Direction:
Starting at the first line of the entries below, restate each line exactly until you reach the line with "(shaftbot) at (146,218);", and print that one too. Leave the pictures out and stop there.

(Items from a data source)

###

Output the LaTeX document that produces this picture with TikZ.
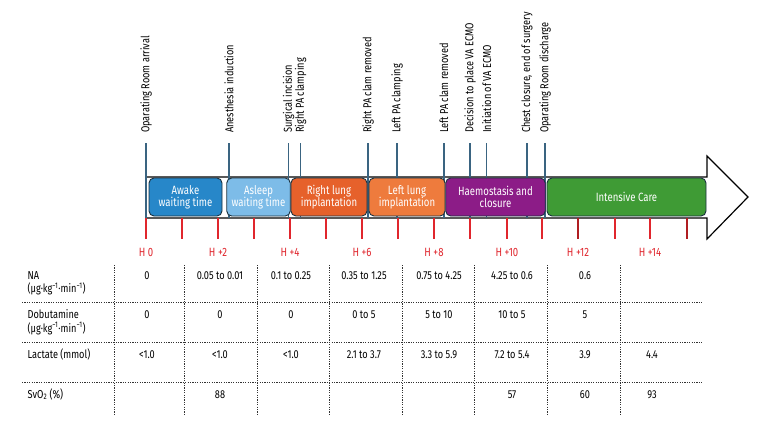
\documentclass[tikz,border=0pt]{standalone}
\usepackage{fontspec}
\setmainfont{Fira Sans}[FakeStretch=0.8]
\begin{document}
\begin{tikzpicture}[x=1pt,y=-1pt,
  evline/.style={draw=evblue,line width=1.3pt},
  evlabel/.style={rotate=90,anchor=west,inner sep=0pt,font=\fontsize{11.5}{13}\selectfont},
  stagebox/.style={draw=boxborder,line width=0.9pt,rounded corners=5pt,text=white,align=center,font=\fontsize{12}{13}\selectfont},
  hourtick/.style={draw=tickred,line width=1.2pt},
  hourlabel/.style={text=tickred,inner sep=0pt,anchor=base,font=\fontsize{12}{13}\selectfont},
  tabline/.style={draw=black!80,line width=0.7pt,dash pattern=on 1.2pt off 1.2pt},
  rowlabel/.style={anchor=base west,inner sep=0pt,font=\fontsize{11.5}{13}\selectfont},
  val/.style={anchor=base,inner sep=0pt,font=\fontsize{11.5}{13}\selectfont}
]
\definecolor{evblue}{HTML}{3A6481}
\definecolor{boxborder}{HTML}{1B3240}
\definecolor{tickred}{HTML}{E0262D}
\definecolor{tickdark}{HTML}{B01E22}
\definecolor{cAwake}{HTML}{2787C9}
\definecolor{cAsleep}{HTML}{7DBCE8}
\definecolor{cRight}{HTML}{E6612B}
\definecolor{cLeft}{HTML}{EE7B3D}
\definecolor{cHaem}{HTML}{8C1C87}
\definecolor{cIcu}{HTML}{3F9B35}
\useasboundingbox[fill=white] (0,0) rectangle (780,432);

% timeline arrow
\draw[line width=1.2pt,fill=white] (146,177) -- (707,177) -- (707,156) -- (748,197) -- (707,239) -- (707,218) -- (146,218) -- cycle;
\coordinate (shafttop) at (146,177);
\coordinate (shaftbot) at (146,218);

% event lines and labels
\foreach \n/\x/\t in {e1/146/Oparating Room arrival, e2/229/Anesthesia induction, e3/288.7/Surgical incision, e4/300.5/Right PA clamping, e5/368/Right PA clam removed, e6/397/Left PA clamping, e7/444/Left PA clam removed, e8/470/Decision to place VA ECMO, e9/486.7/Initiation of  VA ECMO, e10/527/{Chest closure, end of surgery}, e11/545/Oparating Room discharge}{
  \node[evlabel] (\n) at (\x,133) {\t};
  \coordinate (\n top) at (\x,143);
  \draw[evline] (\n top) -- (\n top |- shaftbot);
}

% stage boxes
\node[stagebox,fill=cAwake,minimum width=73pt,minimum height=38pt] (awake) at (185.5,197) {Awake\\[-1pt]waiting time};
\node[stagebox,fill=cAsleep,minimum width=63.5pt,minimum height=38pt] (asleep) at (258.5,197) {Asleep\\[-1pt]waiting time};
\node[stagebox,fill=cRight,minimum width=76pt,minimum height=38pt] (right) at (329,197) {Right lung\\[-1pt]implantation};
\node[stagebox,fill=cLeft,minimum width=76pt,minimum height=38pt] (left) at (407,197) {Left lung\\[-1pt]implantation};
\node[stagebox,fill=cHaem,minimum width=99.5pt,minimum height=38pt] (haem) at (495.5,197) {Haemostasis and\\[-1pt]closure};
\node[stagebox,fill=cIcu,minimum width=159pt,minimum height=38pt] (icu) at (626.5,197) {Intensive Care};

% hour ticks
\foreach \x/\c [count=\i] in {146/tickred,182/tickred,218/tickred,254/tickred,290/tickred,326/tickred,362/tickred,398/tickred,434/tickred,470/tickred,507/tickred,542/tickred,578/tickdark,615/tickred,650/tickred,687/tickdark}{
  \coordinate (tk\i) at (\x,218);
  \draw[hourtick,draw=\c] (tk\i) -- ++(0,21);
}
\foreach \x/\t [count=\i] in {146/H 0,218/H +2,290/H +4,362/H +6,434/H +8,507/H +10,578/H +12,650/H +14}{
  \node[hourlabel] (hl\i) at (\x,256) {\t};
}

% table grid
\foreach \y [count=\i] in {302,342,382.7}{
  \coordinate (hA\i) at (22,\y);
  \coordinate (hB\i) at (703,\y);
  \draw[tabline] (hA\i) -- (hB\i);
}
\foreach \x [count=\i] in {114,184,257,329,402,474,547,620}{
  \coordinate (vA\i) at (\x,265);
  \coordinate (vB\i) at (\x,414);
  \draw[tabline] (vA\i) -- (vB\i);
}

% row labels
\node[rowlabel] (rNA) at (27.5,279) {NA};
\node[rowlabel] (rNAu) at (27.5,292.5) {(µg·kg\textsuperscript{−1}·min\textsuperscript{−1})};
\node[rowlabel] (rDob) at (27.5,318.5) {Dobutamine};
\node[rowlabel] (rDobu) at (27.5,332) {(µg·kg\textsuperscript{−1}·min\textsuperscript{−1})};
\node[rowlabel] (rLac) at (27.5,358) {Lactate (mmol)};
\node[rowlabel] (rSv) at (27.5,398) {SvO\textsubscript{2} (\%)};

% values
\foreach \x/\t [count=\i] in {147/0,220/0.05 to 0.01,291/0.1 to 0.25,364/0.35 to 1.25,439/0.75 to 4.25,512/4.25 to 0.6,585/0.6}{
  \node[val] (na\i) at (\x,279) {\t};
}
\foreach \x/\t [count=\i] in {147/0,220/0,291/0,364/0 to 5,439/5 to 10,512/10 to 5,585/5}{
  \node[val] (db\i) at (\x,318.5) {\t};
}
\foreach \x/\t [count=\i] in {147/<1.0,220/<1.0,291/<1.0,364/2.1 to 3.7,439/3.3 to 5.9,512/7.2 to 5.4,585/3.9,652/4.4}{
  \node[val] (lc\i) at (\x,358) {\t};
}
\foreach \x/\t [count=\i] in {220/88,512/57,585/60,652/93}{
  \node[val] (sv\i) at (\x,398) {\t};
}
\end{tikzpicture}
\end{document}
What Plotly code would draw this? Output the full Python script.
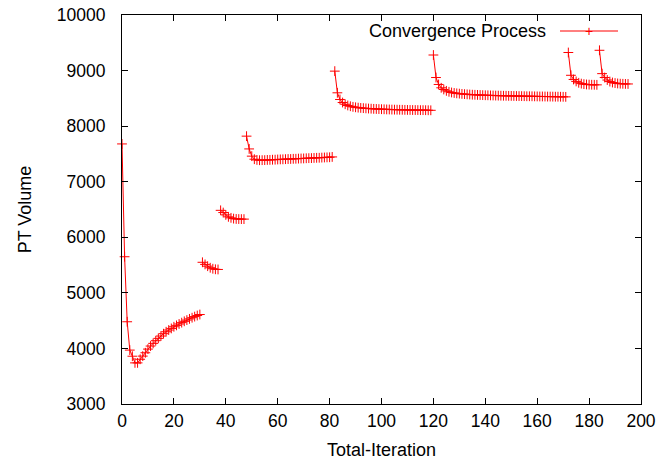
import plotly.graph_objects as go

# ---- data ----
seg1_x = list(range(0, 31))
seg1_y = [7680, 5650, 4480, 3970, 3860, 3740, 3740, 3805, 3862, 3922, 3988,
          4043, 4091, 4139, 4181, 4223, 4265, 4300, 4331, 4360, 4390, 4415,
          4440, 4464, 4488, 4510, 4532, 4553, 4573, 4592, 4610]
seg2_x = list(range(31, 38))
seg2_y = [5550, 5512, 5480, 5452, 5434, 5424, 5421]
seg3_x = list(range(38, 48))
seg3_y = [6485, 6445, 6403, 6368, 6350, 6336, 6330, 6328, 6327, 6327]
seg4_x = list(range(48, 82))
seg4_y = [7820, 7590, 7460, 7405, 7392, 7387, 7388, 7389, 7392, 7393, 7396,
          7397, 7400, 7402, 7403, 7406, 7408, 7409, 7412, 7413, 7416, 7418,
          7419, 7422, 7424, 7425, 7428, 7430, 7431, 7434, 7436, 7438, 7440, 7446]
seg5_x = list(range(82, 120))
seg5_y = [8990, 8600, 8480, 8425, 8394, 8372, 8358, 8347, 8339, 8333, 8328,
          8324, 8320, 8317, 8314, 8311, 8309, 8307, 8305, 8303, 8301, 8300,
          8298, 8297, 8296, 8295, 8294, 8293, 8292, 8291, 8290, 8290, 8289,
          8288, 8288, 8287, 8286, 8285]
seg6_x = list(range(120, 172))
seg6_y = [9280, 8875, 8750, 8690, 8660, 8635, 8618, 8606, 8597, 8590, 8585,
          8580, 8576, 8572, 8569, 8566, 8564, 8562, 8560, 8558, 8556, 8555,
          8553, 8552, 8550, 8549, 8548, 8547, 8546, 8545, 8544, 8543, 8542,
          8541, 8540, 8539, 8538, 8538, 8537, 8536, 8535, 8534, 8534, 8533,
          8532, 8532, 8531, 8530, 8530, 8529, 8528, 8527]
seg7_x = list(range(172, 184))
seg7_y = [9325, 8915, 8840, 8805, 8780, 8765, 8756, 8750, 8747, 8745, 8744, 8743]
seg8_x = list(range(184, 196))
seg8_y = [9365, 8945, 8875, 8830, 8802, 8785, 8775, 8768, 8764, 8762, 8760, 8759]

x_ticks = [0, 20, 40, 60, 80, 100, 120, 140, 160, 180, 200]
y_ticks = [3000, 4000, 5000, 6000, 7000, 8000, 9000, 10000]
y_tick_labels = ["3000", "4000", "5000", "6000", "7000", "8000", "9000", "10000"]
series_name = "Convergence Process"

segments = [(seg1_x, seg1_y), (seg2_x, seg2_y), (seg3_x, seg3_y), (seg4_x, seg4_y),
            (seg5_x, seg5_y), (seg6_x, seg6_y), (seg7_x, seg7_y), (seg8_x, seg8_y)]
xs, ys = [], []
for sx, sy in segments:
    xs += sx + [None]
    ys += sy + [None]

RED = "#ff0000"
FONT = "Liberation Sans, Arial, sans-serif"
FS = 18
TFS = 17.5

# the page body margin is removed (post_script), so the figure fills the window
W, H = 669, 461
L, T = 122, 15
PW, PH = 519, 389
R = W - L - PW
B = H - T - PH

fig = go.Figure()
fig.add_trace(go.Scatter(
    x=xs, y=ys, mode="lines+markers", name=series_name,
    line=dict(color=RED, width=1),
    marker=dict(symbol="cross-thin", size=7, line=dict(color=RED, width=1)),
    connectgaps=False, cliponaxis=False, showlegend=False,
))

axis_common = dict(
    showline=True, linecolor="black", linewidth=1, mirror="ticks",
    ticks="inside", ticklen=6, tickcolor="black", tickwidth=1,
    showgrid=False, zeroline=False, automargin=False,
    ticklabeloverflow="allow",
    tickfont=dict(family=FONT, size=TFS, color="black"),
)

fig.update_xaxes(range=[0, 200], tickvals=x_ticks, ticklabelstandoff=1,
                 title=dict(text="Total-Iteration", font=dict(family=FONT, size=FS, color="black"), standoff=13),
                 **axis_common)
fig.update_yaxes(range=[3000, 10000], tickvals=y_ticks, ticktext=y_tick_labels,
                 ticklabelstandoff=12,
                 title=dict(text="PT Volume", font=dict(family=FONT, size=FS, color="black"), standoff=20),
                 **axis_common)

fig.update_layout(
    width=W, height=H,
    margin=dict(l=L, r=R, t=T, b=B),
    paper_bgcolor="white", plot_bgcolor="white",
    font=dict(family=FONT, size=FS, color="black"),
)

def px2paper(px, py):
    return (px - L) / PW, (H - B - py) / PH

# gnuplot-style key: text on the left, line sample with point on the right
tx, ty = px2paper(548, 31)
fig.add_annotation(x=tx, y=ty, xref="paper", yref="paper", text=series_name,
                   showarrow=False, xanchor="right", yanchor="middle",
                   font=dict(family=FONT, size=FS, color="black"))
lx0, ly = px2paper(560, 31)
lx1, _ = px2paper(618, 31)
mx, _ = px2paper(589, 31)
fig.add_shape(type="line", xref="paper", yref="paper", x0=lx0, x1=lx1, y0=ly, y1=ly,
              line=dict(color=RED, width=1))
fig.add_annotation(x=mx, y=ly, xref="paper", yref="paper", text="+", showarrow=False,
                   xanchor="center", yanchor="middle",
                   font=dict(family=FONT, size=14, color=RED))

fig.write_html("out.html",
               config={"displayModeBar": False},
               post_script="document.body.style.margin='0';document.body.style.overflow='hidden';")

###

Answer to this problem:
Output the LaTeX document that produces this picture with TikZ.
\documentclass[tikz,border=0pt]{standalone}
\usepackage{fontspec}
\setmainfont{Fira Sans}[FakeStretch=0.8]
\begin{document}
\begin{tikzpicture}[x=1pt,y=-1pt,
  evline/.style={draw=evblue,line width=1.3pt},
  evlabel/.style={rotate=90,anchor=west,inner sep=0pt,font=\fontsize{11.5}{13}\selectfont},
  stagebox/.style={draw=boxborder,line width=0.9pt,rounded corners=5pt,text=white,align=center,font=\fontsize{12}{13}\selectfont},
  hourtick/.style={draw=tickred,line width=1.2pt},
  hourlabel/.style={text=tickred,inner sep=0pt,anchor=base,font=\fontsize{12}{13}\selectfont},
  tabline/.style={draw=black!80,line width=0.7pt,dash pattern=on 1.2pt off 1.2pt},
  rowlabel/.style={anchor=base west,inner sep=0pt,font=\fontsize{11.5}{13}\selectfont},
  val/.style={anchor=base,inner sep=0pt,font=\fontsize{11.5}{13}\selectfont}
]
\definecolor{evblue}{HTML}{3A6481}
\definecolor{boxborder}{HTML}{1B3240}
\definecolor{tickred}{HTML}{E0262D}
\definecolor{tickdark}{HTML}{B01E22}
\definecolor{cAwake}{HTML}{2787C9}
\definecolor{cAsleep}{HTML}{7DBCE8}
\definecolor{cRight}{HTML}{E6612B}
\definecolor{cLeft}{HTML}{EE7B3D}
\definecolor{cHaem}{HTML}{8C1C87}
\definecolor{cIcu}{HTML}{3F9B35}
\useasboundingbox[fill=white] (0,0) rectangle (780,432);

% timeline arrow
\draw[line width=1.2pt,fill=white] (146,177) -- (707,177) -- (707,156) -- (748,197) -- (707,239) -- (707,218) -- (146,218) -- cycle;
\coordinate (shafttop) at (146,177);
\coordinate (shaftbot) at (146,218);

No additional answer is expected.